* _Problem to solve_: Extract every line that contains the string "this".

Records with drawing code
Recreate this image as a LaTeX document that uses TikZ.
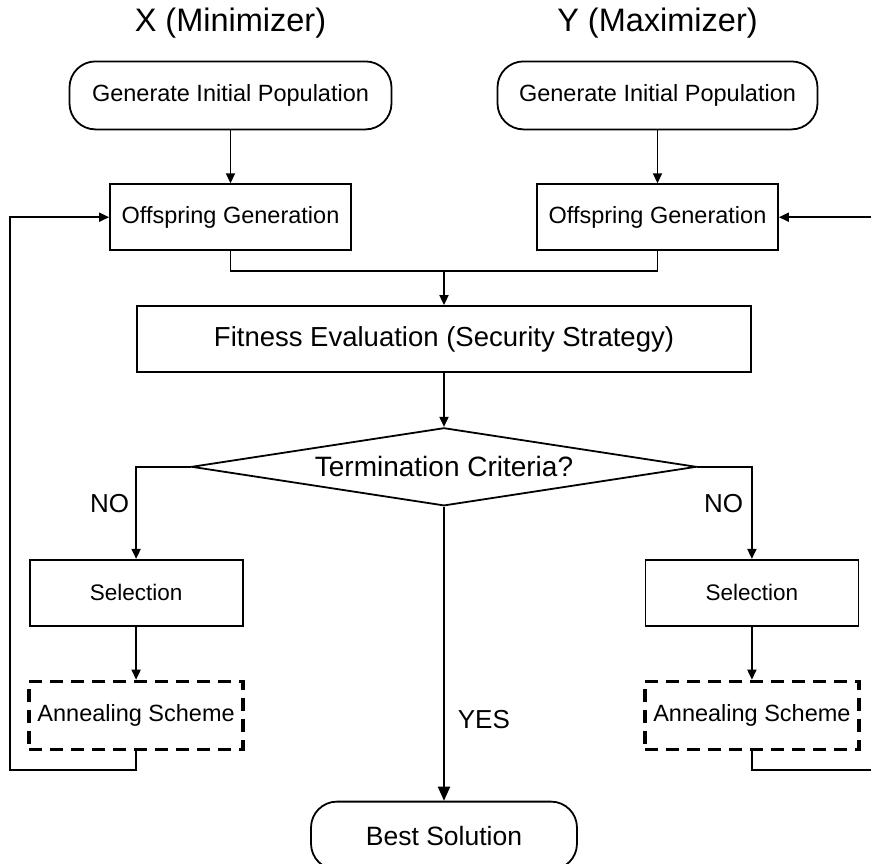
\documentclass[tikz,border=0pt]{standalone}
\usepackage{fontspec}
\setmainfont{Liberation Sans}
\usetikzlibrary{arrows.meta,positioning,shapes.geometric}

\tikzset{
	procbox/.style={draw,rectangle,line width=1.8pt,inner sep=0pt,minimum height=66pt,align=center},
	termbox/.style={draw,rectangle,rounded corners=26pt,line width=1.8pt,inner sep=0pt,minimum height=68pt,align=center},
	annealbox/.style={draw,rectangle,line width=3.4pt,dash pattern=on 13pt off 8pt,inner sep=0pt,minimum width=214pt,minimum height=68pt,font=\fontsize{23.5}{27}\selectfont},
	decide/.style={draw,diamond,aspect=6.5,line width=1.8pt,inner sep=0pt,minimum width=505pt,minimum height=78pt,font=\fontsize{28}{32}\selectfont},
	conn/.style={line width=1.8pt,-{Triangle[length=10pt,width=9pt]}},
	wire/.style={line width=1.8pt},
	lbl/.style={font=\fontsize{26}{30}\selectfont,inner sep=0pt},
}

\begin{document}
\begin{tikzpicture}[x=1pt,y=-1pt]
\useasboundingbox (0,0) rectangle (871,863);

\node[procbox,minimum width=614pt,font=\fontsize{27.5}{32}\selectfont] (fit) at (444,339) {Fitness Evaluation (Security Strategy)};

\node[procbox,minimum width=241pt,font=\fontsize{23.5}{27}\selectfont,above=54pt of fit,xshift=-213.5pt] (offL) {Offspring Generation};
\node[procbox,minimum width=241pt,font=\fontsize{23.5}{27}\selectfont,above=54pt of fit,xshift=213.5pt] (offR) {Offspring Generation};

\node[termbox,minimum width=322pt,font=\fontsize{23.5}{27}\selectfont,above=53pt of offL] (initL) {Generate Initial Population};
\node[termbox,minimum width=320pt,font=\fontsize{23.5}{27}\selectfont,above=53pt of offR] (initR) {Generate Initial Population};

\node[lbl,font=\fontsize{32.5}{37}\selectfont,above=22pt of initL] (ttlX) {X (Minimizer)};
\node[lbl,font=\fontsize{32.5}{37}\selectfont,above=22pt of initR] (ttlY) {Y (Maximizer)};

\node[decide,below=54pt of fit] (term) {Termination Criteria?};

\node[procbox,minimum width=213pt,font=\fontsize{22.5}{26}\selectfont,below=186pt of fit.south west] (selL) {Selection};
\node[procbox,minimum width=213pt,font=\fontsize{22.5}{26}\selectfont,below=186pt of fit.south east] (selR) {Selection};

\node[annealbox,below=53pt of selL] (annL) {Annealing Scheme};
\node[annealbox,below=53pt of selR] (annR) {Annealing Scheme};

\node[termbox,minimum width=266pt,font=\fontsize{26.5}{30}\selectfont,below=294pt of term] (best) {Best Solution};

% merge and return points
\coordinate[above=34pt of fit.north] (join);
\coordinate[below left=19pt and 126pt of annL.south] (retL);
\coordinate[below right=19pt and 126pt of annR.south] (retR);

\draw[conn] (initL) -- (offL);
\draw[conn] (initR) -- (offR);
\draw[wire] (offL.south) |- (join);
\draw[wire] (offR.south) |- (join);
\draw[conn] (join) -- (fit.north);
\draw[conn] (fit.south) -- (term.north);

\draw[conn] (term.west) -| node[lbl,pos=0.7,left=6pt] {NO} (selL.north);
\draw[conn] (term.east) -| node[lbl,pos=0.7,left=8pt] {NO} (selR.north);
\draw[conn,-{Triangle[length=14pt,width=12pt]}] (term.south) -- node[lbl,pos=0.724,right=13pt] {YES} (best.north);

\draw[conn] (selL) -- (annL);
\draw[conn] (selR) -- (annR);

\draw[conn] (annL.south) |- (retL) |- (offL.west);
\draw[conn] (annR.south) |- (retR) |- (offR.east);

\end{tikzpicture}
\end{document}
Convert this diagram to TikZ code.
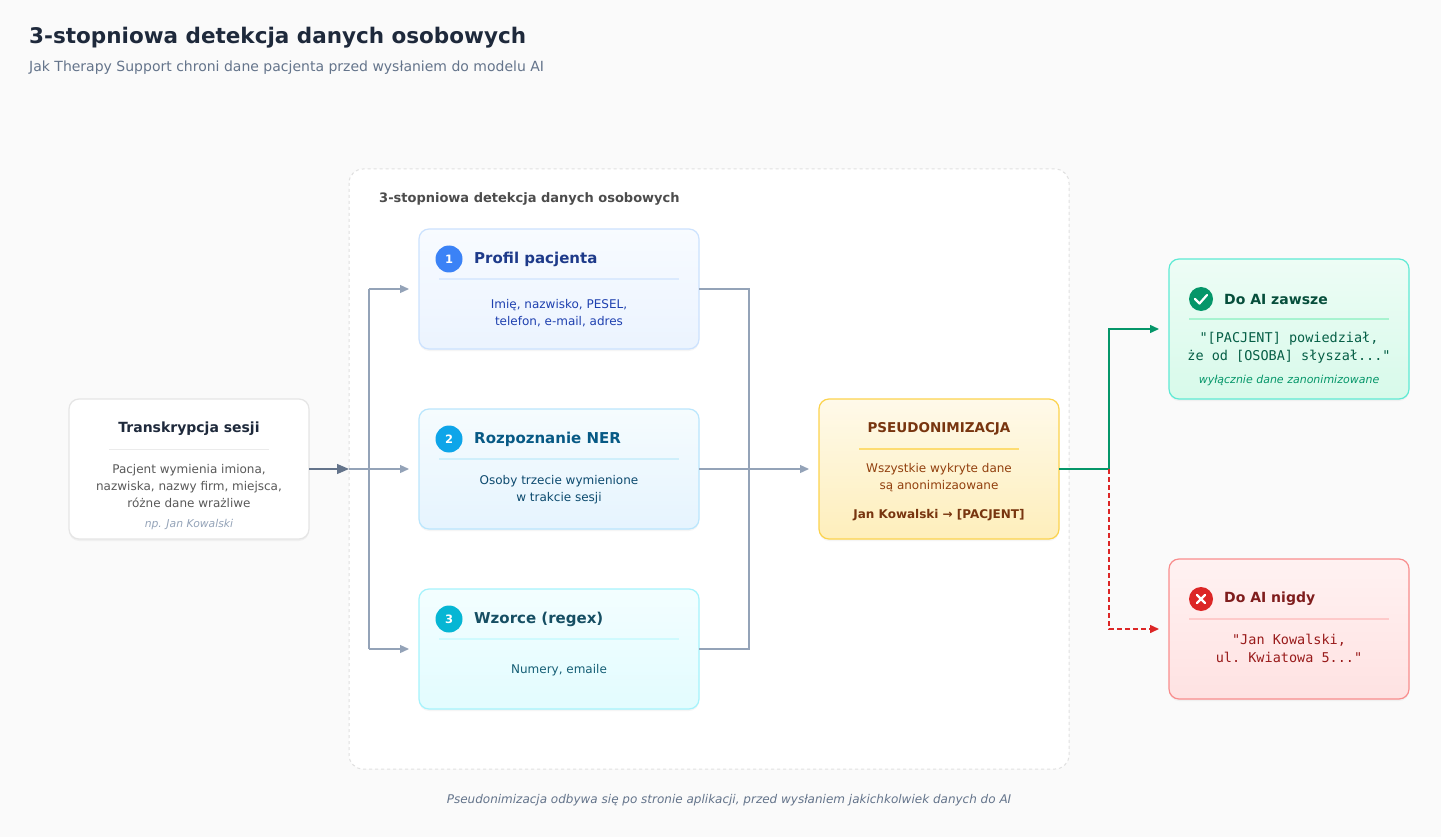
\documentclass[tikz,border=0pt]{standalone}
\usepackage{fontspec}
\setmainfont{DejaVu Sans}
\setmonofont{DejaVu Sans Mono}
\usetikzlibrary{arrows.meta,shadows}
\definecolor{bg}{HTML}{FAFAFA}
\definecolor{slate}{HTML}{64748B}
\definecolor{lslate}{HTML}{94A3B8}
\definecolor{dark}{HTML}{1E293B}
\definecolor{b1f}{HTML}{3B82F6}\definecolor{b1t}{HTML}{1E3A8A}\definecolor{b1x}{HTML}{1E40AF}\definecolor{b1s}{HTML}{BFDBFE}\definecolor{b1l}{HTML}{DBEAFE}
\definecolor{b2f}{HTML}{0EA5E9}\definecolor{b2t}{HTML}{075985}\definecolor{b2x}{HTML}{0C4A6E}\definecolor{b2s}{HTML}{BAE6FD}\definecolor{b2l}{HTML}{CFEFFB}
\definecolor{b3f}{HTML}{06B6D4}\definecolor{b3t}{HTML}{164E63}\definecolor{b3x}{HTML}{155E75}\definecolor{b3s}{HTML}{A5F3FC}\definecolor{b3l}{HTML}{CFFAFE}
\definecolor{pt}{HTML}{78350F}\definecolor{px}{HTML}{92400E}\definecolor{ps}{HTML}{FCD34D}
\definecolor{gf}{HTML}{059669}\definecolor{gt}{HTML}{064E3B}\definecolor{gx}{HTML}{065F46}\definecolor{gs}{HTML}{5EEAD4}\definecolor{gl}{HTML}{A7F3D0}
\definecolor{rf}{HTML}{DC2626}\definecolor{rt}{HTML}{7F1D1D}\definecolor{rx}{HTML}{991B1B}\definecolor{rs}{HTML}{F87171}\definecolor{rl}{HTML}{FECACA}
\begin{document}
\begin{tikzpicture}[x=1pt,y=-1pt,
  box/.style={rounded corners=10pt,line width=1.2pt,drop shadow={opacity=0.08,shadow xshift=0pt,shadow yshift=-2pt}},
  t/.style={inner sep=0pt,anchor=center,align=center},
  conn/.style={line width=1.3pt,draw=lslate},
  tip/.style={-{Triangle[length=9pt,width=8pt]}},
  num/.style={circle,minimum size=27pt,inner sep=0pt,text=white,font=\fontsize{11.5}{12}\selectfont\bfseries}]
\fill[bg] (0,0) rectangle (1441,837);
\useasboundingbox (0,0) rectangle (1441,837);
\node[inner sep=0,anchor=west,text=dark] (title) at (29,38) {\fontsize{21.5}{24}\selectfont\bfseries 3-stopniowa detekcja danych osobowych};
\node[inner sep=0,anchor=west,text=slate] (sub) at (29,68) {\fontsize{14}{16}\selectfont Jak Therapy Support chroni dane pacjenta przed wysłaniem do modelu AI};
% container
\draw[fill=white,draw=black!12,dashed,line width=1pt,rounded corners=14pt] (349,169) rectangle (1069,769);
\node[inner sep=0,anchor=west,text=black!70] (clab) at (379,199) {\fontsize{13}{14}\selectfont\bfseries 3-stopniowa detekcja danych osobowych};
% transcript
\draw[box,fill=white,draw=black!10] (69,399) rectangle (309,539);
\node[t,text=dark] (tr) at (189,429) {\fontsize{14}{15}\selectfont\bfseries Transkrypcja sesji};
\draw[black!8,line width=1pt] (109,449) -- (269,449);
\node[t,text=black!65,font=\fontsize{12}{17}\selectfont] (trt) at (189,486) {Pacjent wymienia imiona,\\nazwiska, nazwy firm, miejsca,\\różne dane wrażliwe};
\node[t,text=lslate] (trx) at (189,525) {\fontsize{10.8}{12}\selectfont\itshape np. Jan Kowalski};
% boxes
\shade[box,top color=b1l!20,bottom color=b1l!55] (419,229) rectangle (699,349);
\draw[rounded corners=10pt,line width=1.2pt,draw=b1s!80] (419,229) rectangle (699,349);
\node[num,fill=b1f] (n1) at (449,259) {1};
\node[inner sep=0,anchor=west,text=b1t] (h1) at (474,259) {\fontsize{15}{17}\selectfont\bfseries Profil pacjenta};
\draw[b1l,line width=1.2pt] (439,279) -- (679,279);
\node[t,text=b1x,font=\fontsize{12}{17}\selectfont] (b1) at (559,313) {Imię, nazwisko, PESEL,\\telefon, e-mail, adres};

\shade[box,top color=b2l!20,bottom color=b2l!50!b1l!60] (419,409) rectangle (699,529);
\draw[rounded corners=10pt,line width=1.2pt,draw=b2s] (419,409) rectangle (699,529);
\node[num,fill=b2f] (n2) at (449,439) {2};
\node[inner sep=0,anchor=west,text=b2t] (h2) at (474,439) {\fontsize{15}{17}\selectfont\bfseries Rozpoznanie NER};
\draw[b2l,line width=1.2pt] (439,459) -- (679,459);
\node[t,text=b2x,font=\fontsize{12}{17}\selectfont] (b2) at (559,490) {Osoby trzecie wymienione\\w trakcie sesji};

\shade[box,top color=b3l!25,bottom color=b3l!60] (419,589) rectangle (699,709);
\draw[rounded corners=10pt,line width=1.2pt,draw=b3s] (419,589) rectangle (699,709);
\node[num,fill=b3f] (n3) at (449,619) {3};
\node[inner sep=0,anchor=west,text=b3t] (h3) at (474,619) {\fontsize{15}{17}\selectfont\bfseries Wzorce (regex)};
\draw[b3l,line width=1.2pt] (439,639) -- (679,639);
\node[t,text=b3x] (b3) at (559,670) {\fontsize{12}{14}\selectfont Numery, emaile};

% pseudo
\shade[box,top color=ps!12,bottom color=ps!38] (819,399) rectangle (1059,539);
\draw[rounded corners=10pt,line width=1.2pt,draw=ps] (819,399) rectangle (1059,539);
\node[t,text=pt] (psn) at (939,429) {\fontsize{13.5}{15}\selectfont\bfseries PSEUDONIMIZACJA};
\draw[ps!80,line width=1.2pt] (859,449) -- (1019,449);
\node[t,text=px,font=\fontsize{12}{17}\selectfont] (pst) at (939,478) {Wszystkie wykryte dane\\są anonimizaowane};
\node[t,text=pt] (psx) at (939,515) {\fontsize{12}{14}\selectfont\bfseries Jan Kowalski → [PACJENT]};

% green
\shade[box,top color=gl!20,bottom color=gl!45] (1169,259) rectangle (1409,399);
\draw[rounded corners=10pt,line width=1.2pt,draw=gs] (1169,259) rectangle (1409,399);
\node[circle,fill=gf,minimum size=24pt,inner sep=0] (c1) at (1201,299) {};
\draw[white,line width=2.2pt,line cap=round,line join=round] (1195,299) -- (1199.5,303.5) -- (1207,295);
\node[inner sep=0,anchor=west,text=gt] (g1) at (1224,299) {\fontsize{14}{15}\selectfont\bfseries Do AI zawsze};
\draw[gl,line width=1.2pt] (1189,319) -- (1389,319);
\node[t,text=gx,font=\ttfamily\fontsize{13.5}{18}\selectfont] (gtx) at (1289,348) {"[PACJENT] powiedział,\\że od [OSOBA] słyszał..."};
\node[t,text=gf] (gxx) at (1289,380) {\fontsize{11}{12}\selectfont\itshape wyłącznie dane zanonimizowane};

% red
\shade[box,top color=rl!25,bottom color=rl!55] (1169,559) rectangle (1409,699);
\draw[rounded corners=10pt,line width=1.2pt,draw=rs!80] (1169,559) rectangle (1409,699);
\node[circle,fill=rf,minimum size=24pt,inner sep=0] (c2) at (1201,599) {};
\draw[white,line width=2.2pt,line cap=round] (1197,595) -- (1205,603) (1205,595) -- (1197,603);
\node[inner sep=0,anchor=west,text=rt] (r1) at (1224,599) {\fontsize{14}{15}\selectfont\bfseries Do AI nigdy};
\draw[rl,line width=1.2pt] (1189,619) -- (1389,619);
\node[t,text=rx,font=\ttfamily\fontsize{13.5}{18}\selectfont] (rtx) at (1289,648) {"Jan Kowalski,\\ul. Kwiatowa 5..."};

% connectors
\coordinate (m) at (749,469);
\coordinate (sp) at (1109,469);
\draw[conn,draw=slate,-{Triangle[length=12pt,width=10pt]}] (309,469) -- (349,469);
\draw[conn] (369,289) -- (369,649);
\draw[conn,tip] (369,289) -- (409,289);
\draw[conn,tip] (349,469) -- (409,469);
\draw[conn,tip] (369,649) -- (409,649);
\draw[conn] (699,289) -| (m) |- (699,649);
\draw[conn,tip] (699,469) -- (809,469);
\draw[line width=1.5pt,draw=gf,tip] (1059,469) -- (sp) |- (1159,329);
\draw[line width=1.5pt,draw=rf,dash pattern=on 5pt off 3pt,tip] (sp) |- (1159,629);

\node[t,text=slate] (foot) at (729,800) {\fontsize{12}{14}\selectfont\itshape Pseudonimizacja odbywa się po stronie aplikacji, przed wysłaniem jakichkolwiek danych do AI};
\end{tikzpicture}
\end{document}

* _The solution_:
Recreate this image as a LaTeX document that uses TikZ.
Convert this diagram to TikZ code.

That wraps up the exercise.